## Start
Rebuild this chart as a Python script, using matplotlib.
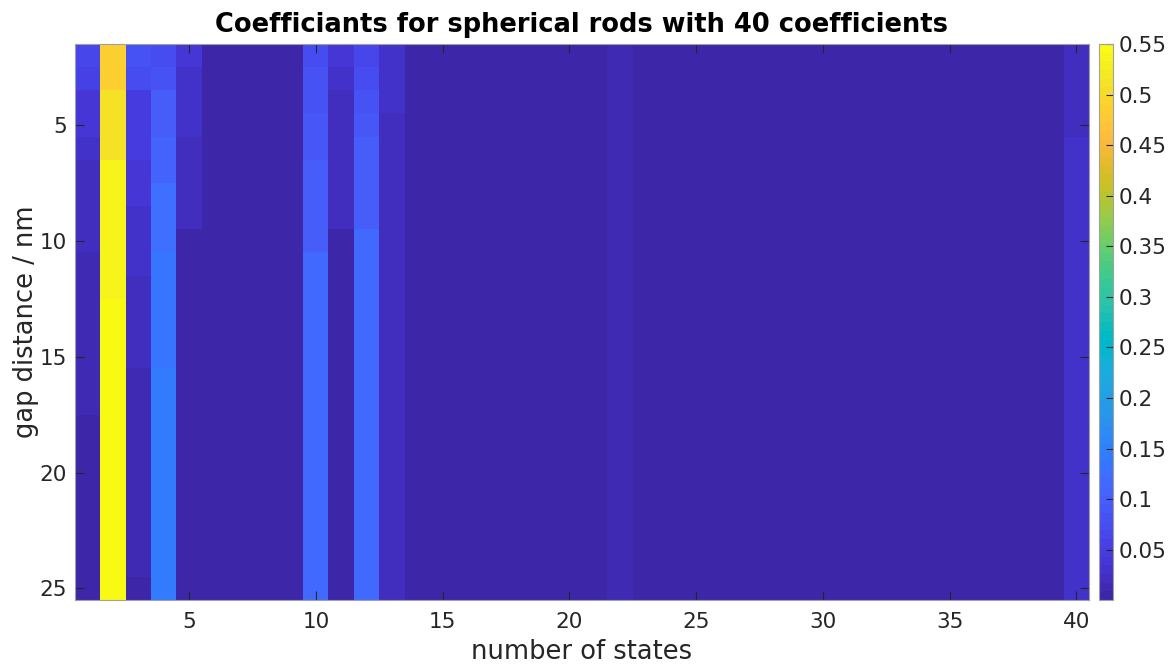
import numpy as np
import matplotlib
matplotlib.use("Agg")
import matplotlib.pyplot as plt
from matplotlib.colors import ListedColormap
from matplotlib.ticker import FormatStrFormatter

# axes: number of states (columns) and gap distance in nm (rows)
states = np.arange(1, 41)
gaps = np.arange(2, 26)

# background level for the flat columns
background = 0.004

# coefficient profiles over gap 2..25 nm for the columns that stand out
col1 = [0.065, 0.056, 0.039, 0.039, 0.030, 0.024, 0.020, 0.020, 0.020,
        0.013, 0.013, 0.013, 0.013, 0.013, 0.013, 0.013,
        0.007, 0.007, 0.007, 0.007, 0.007, 0.007, 0.007, 0.007]
col2 = [0.486, 0.486, 0.515, 0.515, 0.515, 0.533, 0.533, 0.541, 0.541,
        0.541, 0.541, 0.548, 0.549, 0.549, 0.550, 0.550, 0.550, 0.550,
        0.550, 0.550, 0.550, 0.550, 0.550, 0.550]
col3 = [0.082, 0.070, 0.050, 0.044, 0.044, 0.036, 0.036, 0.028, 0.028,
        0.028, 0.020, 0.020, 0.020, 0.020, 0.013, 0.013, 0.013, 0.013,
        0.013, 0.013, 0.013, 0.013, 0.013, 0.007]
col4 = [0.073, 0.082, 0.100, 0.100, 0.112, 0.112, 0.125, 0.125, 0.128,
        0.135, 0.135, 0.135, 0.135, 0.135, 0.145, 0.145, 0.145, 0.145,
        0.145, 0.145, 0.145, 0.145, 0.145, 0.145]
col5 = [0.039, 0.030, 0.030, 0.030, 0.018, 0.018, 0.018, 0.018,
        0.004, 0.004, 0.004, 0.004, 0.004, 0.004, 0.004, 0.004,
        0.004, 0.004, 0.004, 0.004, 0.004, 0.004, 0.004, 0.004]
col10 = [0.074, 0.080, 0.085, 0.090, 0.090, 0.097, 0.097, 0.103, 0.103,
         0.113, 0.113, 0.113, 0.113, 0.113, 0.113, 0.113, 0.113, 0.113,
         0.113, 0.113, 0.113, 0.113, 0.113, 0.113]
col11 = [0.040, 0.032, 0.026, 0.026, 0.018, 0.018, 0.018, 0.018,
         0.004, 0.004, 0.004, 0.004, 0.004, 0.004, 0.004, 0.004,
         0.004, 0.004, 0.004, 0.004, 0.004, 0.004, 0.004, 0.004]
col12 = [0.063, 0.074, 0.082, 0.087, 0.097, 0.097, 0.097, 0.097,
         0.113, 0.113, 0.113, 0.113, 0.113, 0.113, 0.113, 0.113,
         0.113, 0.113, 0.113, 0.113, 0.113, 0.113, 0.113, 0.113]
col13 = [0.030, 0.030, 0.030] + [0.018] * 21
col22 = [0.012] * 24
col40 = [0.024, 0.024, 0.024, 0.024] + [0.030] * 20

cbar_ticks = [0.05, 0.1, 0.15, 0.2, 0.25, 0.3, 0.35, 0.4, 0.45, 0.5, 0.55]

# MATLAB parula, 64 entries
parula = [
    [0.2422, 0.1504, 0.6603], [0.2504, 0.1650, 0.7076], [0.2578, 0.1818, 0.7511],
    [0.2647, 0.1978, 0.7952], [0.2706, 0.2147, 0.8364], [0.2751, 0.2342, 0.8710],
    [0.2783, 0.2559, 0.8991], [0.2803, 0.2782, 0.9221], [0.2813, 0.3006, 0.9414],
    [0.2810, 0.3228, 0.9579], [0.2795, 0.3447, 0.9717], [0.2760, 0.3667, 0.9829],
    [0.2699, 0.3892, 0.9906], [0.2602, 0.4123, 0.9952], [0.2440, 0.4358, 0.9988],
    [0.2206, 0.4603, 0.9973], [0.1963, 0.4847, 0.9892], [0.1834, 0.5074, 0.9798],
    [0.1786, 0.5289, 0.9682], [0.1764, 0.5499, 0.9520], [0.1687, 0.5703, 0.9359],
    [0.1540, 0.5902, 0.9218], [0.1460, 0.6091, 0.9079], [0.1380, 0.6276, 0.8973],
    [0.1248, 0.6459, 0.8883], [0.1113, 0.6635, 0.8763], [0.0952, 0.6798, 0.8598],
    [0.0689, 0.6948, 0.8394], [0.0297, 0.7082, 0.8163], [0.0036, 0.7203, 0.7917],
    [0.0067, 0.7312, 0.7660], [0.0433, 0.7411, 0.7394], [0.0964, 0.7500, 0.7120],
    [0.1408, 0.7584, 0.6842], [0.1717, 0.7670, 0.6554], [0.1938, 0.7758, 0.6251],
    [0.2161, 0.7843, 0.5923], [0.2470, 0.7918, 0.5567], [0.2906, 0.7973, 0.5188],
    [0.3406, 0.8008, 0.4789], [0.3909, 0.8029, 0.4354], [0.4456, 0.8024, 0.3909],
    [0.5044, 0.7993, 0.3480], [0.5616, 0.7942, 0.3045], [0.6174, 0.7876, 0.2612],
    [0.6720, 0.7793, 0.2227], [0.7242, 0.7698, 0.1910], [0.7738, 0.7598, 0.1646],
    [0.8203, 0.7498, 0.1535], [0.8634, 0.7406, 0.1596], [0.9035, 0.7330, 0.1774],
    [0.9393, 0.7288, 0.2100], [0.9728, 0.7298, 0.2394], [0.9956, 0.7434, 0.2371],
    [0.9970, 0.7659, 0.2199], [0.9952, 0.7893, 0.2028], [0.9892, 0.8136, 0.1885],
    [0.9786, 0.8386, 0.1766], [0.9676, 0.8639, 0.1643], [0.9610, 0.8890, 0.1537],
    [0.9597, 0.9135, 0.1423], [0.9628, 0.9373, 0.1265], [0.9691, 0.9606, 0.1064],
    [0.9769, 0.9839, 0.0805],
]
cmap = ListedColormap(parula)

coeffs = np.full((len(gaps), len(states)), background)
for state, profile in [(1, col1), (2, col2), (3, col3), (4, col4), (5, col5),
                       (10, col10), (11, col11), (12, col12), (13, col13),
                       (22, col22), (40, col40)]:
    coeffs[:, state - 1] = profile

plt.rcParams["font.family"] = "DejaVu Sans"
fig = plt.figure(figsize=(11.69, 6.64), dpi=100)
ax = fig.add_axes([0.0642, 0.0964, 0.8673, 0.8373])
cax = fig.add_axes([0.9401, 0.0964, 0.0120, 0.8373])

im = ax.imshow(coeffs, cmap=cmap, vmin=0.0004, vmax=0.55, aspect="auto",
               interpolation="nearest",
               extent=[states[0] - 0.5, states[-1] + 0.5, gaps[-1] + 0.5, gaps[0] - 0.5])

ax.set_xticks([5, 10, 15, 20, 25, 30, 35, 40])
ax.set_yticks([5, 10, 15, 20, 25])
ax.tick_params(direction="in", length=6.5, width=0.8, color="#262626",
               top=True, right=True, labelsize=15.5, labelcolor="#262626", pad=6)
ax.tick_params(axis="x", pad=9)
for spine in ax.spines.values():
    spine.set_color("#a0a0a0")
    spine.set_linewidth(0.8)

ax.set_xlabel("number of states", fontsize=18.5, color="#262626", labelpad=5)
ax.set_ylabel("gap distance / nm", fontsize=18.5, color="#262626", labelpad=0)
ax.set_title("Coefficiants for spherical rods with 40 coefficients",
             fontsize=18.5, fontweight="bold", pad=9)

cb = fig.colorbar(im, cax=cax, ticks=cbar_ticks)
cb.ax.yaxis.set_major_formatter(FormatStrFormatter("%g"))
cb.ax.tick_params(direction="in", length=5, width=0.8, color="#262626",
                  labelsize=15.5, labelcolor="#262626", pad=4)
cb.outline.set_edgecolor("#a0a0a0")
cb.outline.set_linewidth(0.8)

fig.savefig("out.png", dpi=100)
plt.close(fig)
## End
Without the pictures, please reproduce each line of the listing above exactly, from the first one through the line bearing "gaps = np.arange(2, 26)".

Rebuild this chart as a Python script, using matplotlib.
import numpy as np
import matplotlib
matplotlib.use("Agg")
import matplotlib.pyplot as plt
from matplotlib.colors import ListedColormap
from matplotlib.ticker import FormatStrFormatter

# axes: number of states (columns) and gap distance in nm (rows)
states = np.arange(1, 41)
gaps = np.arange(2, 26)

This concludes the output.